─── Data shown ───

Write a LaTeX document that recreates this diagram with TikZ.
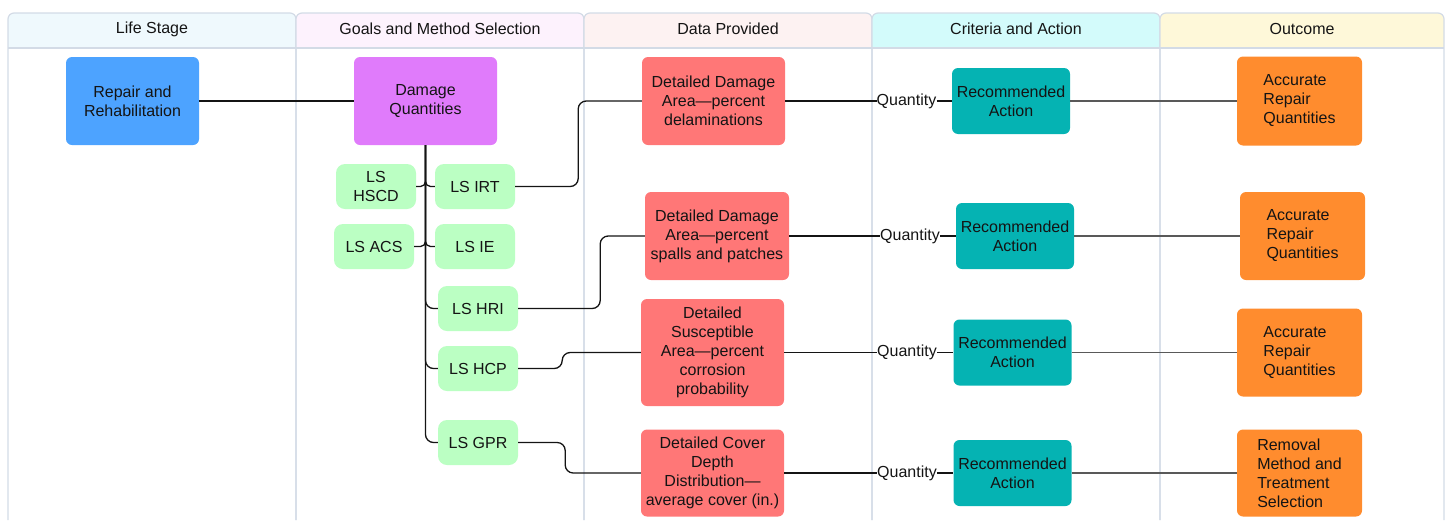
\documentclass[tikz,border=0pt]{standalone}
\usepackage{fontspec}
\setmainfont{Liberation Sans}
\definecolor{lanebd}{HTML}{D3DBE6}
\definecolor{hA}{HTML}{EFF9FD}
\definecolor{hB}{HTML}{FDF2FD}
\definecolor{hC}{HTML}{FDF2F2}
\definecolor{hD}{HTML}{D3FBFB}
\definecolor{hE}{HTML}{FEF8D9}
\definecolor{cblue}{HTML}{4DA3FF}
\definecolor{cpurple}{HTML}{E07BFB}
\definecolor{cgreen}{HTML}{BBFFC3}
\definecolor{cred}{HTML}{FF7777}
\definecolor{cteal}{HTML}{05B3B3}
\definecolor{corange}{HTML}{FF8C2E}
\definecolor{ink}{HTML}{141414}
\tikzset{
  box/.style={rounded corners=6pt, inner sep=2pt, align=center, text=ink,
    font=\fontsize{16}{19}\selectfont},
  lsbox/.style={box, fill=cgreen, minimum width=80pt, minimum height=45pt, rounded corners=9pt},
  dbox/.style={box, fill=cred, minimum width=143pt},
  rbox/.style={box, fill=cteal, minimum width=118pt, minimum height=66pt},
  obox/.style={box, fill=corange, minimum width=125pt, align=left},
  conn/.style={draw=ink, line width=1.3pt},
  thick conn/.style={draw=ink, line width=1.8pt},
  grey conn/.style={draw=black!65, line width=1.2pt},
  qlabel/.style={inner sep=0pt, text=ink, font=\fontsize{16}{19}\selectfont},
  hdr/.style={text=ink, font=\fontsize{16}{19}\selectfont},
}
\begin{document}
\begin{tikzpicture}[x=1pt,y=-1pt]
\useasboundingbox (0,0) rectangle (1447,520);
% lanes
\foreach \xa/\xb/\c/\t [count=\i] in {8/296/hA/Life Stage,296/584/hB/Goals and Method Selection,584/872/hC/Data Provided,872/1160/hD/Criteria and Action,1160/1444/hE/Outcome}{
  \fill[\c, rounded corners=6pt] (\xa,13) rectangle (\xb,48);
  \fill[\c] (\xa,30) rectangle (\xb,48);
  \draw[lanebd, line width=1.2pt, rounded corners=6pt] (\xa,520) -- (\xa,13) -- (\xb,13) -- (\xb,520);
  \draw[lanebd, line width=1.2pt] (\xa,48) -- (\xb,48);
  \node[hdr] (h\i) at ({(\xa+\xb)/2},29) {\t};
}
% nodes
\node[box, fill=cblue, minimum width=133pt, minimum height=88pt] (rr) at (132.5,101) {Repair and\\Rehabilitation};
\node[box, fill=cpurple, minimum width=143pt, minimum height=88pt] (dq) at (425.5,101) {Damage\\Quantities};
\node[lsbox] (hscd) at (376,186.5) {LS\\HSCD};
\node[lsbox] (irt) at (475,186.5) {LS IRT};
\node[lsbox] (acs) at (374,246.5) {LS ACS};
\node[lsbox] (ie) at (475,246.5) {LS IE};
\node[lsbox] (hri) at (478,308.5) {LS HRI};
\node[lsbox] (hcp) at (478,368.5) {LS HCP};
\node[lsbox] (gpr) at (478,442.5) {LS GPR};
\node[dbox, minimum height=88pt] (d1) at (713.5,101) {Detailed Damage\\Area---percent\\delaminations};
\node[dbox, minimum width=144pt, minimum height=88pt] (d2) at (717,236) {Detailed Damage\\Area---percent\\spalls and patches};
\node[dbox, minimum height=107pt] (d3) at (712.5,352.5) {Detailed\\Susceptible\\Area---percent\\corrosion\\probability};
\node[dbox, minimum height=87pt] (d4) at (712.5,473) {Detailed Cover\\Depth\\Distribution---\\average cover (in.)};
\node[rbox] (r1) at (1011,101) {Recommended\\Action};
\node[rbox] (r2) at (1015,236) {Recommended\\Action};
\node[rbox] (r3) at (1012.5,352.5) {Recommended\\Action};
\node[rbox] (r4) at (1012.5,473) {Recommended\\Action};
\node[obox, minimum height=89pt] (o1) at (1299.5,101) {Accurate\\Repair\\Quantities};
\node[obox, minimum height=88pt] (o2) at (1302.5,236) {Accurate\\Repair\\Quantities};
\node[obox, minimum height=88pt] (o3) at (1299.5,352.5) {Accurate\\Repair\\Quantities};
\node[obox, minimum height=87pt] (o4) at (1299.5,473) {Removal\\Method and\\Treatment\\Selection};
\node[qlabel] (q1) at (906.5,101) {Quantity};
\node[qlabel] (q2) at (910,236) {Quantity};
\node[qlabel] (q3) at (907,352.5) {Quantity};
\node[qlabel] (q4) at (907,473) {Quantity};
% connectors
\draw[conn] (rr.east) -- (dq.west);
\draw[conn, rounded corners=5pt] (dq.south) |- (hscd.east);
\draw[conn, rounded corners=5pt] (dq.south) |- (irt.west);
\draw[conn, rounded corners=5pt] (dq.south) |- (acs.east);
\draw[conn, rounded corners=5pt] (dq.south) |- (ie.west);
\draw[conn, rounded corners=8pt] (dq.south) |- (hri.west);
\draw[conn, rounded corners=8pt] (dq.south) |- (hcp.west);
\draw[conn, rounded corners=8pt] (dq.south) |- (gpr.west);
\draw[conn, rounded corners=8pt] (irt.east) -- ++(63,0) |- (d1.west);
\draw[conn, rounded corners=8pt] (hri.east) -- ++(82,0) |- (d2.west);
\draw[conn, rounded corners=8pt] (hcp.east) -- ++(44,0) |- (d3.west);
\draw[conn, rounded corners=8pt] (gpr.east) -- ++(47,0) |- (d4.west);
\foreach \k in {1,2,3,4}{
  \draw[thick conn] (d\k.east) -- (q\k.west);
  \draw[thick conn] (q\k.east) -- (r\k.west);
  \draw[grey conn] (r\k.east) -- (o\k.west);
}
\end{tikzpicture}
\end{document}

───

- _The task_
Pictures are excluded; copy all other data exactly as shown.

- _Answer to the task_
Write a LaTeX document that recreates this diagram with TikZ.
\documentclass[tikz,border=0pt]{standalone}
\usepackage{fontspec}
\setmainfont{Liberation Sans}
\definecolor{lanebd}{HTML}{D3DBE6}
\definecolor{hA}{HTML}{EFF9FD}
\definecolor{hB}{HTML}{FDF2FD}
\definecolor{hC}{HTML}{FDF2F2}
\definecolor{hD}{HTML}{D3FBFB}
\definecolor{hE}{HTML}{FEF8D9}
\definecolor{cblue}{HTML}{4DA3FF}
\definecolor{cpurple}{HTML}{E07BFB}
\definecolor{cgreen}{HTML}{BBFFC3}
\definecolor{cred}{HTML}{FF7777}
\definecolor{cteal}{HTML}{05B3B3}
\definecolor{corange}{HTML}{FF8C2E}
\definecolor{ink}{HTML}{141414}
\tikzset{
  box/.style={rounded corners=6pt, inner sep=2pt, align=center, text=ink,
    font=\fontsize{16}{19}\selectfont},
  lsbox/.style={box, fill=cgreen, minimum width=80pt, minimum height=45pt, rounded corners=9pt},
  dbox/.style={box, fill=cred, minimum width=143pt},
  rbox/.style={box, fill=cteal, minimum width=118pt, minimum height=66pt},
  obox/.style={box, fill=corange, minimum width=125pt, align=left},
  conn/.style={draw=ink, line width=1.3pt},
  thick conn/.style={draw=ink, line width=1.8pt},
  grey conn/.style={draw=black!65, line width=1.2pt},
  qlabel/.style={inner sep=0pt, text=ink, font=\fontsize{16}{19}\selectfont},
  hdr/.style={text=ink, font=\fontsize{16}{19}\selectfont},
}
\begin{document}
\begin{tikzpicture}[x=1pt,y=-1pt]
\useasboundingbox (0,0) rectangle (1447,520);
% lanes
\foreach \xa/\xb/\c/\t [count=\i] in {8/296/hA/Life Stage,296/584/hB/Goals and Method Selection,584/872/hC/Data Provided,872/1160/hD/Criteria and Action,1160/1444/hE/Outcome}{
  \fill[\c, rounded corners=6pt] (\xa,13) rectangle (\xb,48);
  \fill[\c] (\xa,30) rectangle (\xb,48);
  \draw[lanebd, line width=1.2pt, rounded corners=6pt] (\xa,520) -- (\xa,13) -- (\xb,13) -- (\xb,520);
  \draw[lanebd, line width=1.2pt] (\xa,48) -- (\xb,48);
  \node[hdr] (h\i) at ({(\xa+\xb)/2},29) {\t};
}
% nodes
\node[box, fill=cblue, minimum width=133pt, minimum height=88pt] (rr) at (132.5,101) {Repair and\\Rehabilitation};
\node[box, fill=cpurple, minimum width=143pt, minimum height=88pt] (dq) at (425.5,101) {Damage\\Quantities};
\node[lsbox] (hscd) at (376,186.5) {LS\\HSCD};
\node[lsbox] (irt) at (475,186.5) {LS IRT};
\node[lsbox] (acs) at (374,246.5) {LS ACS};
\node[lsbox] (ie) at (475,246.5) {LS IE};
\node[lsbox] (hri) at (478,308.5) {LS HRI};
\node[lsbox] (hcp) at (478,368.5) {LS HCP};
\node[lsbox] (gpr) at (478,442.5) {LS GPR};
\node[dbox, minimum height=88pt] (d1) at (713.5,101) {Detailed Damage\\Area---percent\\delaminations};
\node[dbox, minimum width=144pt, minimum height=88pt] (d2) at (717,236) {Detailed Damage\\Area---percent\\spalls and patches};
\node[dbox, minimum height=107pt] (d3) at (712.5,352.5) {Detailed\\Susceptible\\Area---percent\\corrosion\\probability};
\node[dbox, minimum height=87pt] (d4) at (712.5,473) {Detailed Cover\\Depth\\Distribution---\\average cover (in.)};
\node[rbox] (r1) at (1011,101) {Recommended\\Action};
\node[rbox] (r2) at (1015,236) {Recommended\\Action};
\node[rbox] (r3) at (1012.5,352.5) {Recommended\\Action};
\node[rbox] (r4) at (1012.5,473) {Recommended\\Action};
\node[obox, minimum height=89pt] (o1) at (1299.5,101) {Accurate\\Repair\\Quantities};
\node[obox, minimum height=88pt] (o2) at (1302.5,236) {Accurate\\Repair\\Quantities};
\node[obox, minimum height=88pt] (o3) at (1299.5,352.5) {Accurate\\Repair\\Quantities};
\node[obox, minimum height=87pt] (o4) at (1299.5,473) {Removal\\Method and\\Treatment\\Selection};
\node[qlabel] (q1) at (906.5,101) {Quantity};
\node[qlabel] (q2) at (910,236) {Quantity};
\node[qlabel] (q3) at (907,352.5) {Quantity};
\node[qlabel] (q4) at (907,473) {Quantity};
% connectors
\draw[conn] (rr.east) -- (dq.west);
\draw[conn, rounded corners=5pt] (dq.south) |- (hscd.east);
\draw[conn, rounded corners=5pt] (dq.south) |- (irt.west);
\draw[conn, rounded corners=5pt] (dq.south) |- (acs.east);
\draw[conn, rounded corners=5pt] (dq.south) |- (ie.west);
\draw[conn, rounded corners=8pt] (dq.south) |- (hri.west);
\draw[conn, rounded corners=8pt] (dq.south) |- (hcp.west);
\draw[conn, rounded corners=8pt] (dq.south) |- (gpr.west);
\draw[conn, rounded corners=8pt] (irt.east) -- ++(63,0) |- (d1.west);
\draw[conn, rounded corners=8pt] (hri.east) -- ++(82,0) |- (d2.west);
\draw[conn, rounded corners=8pt] (hcp.east) -- ++(44,0) |- (d3.west);
\draw[conn, rounded corners=8pt] (gpr.east) -- ++(47,0) |- (d4.west);
\foreach \k in {1,2,3,4}{
  \draw[thick conn] (d\k.east) -- (q\k.west);
  \draw[thick conn] (q\k.east) -- (r\k.west);
  \draw[grey conn] (r\k.east) -- (o\k.west);
}
\end{tikzpicture}
\end{document}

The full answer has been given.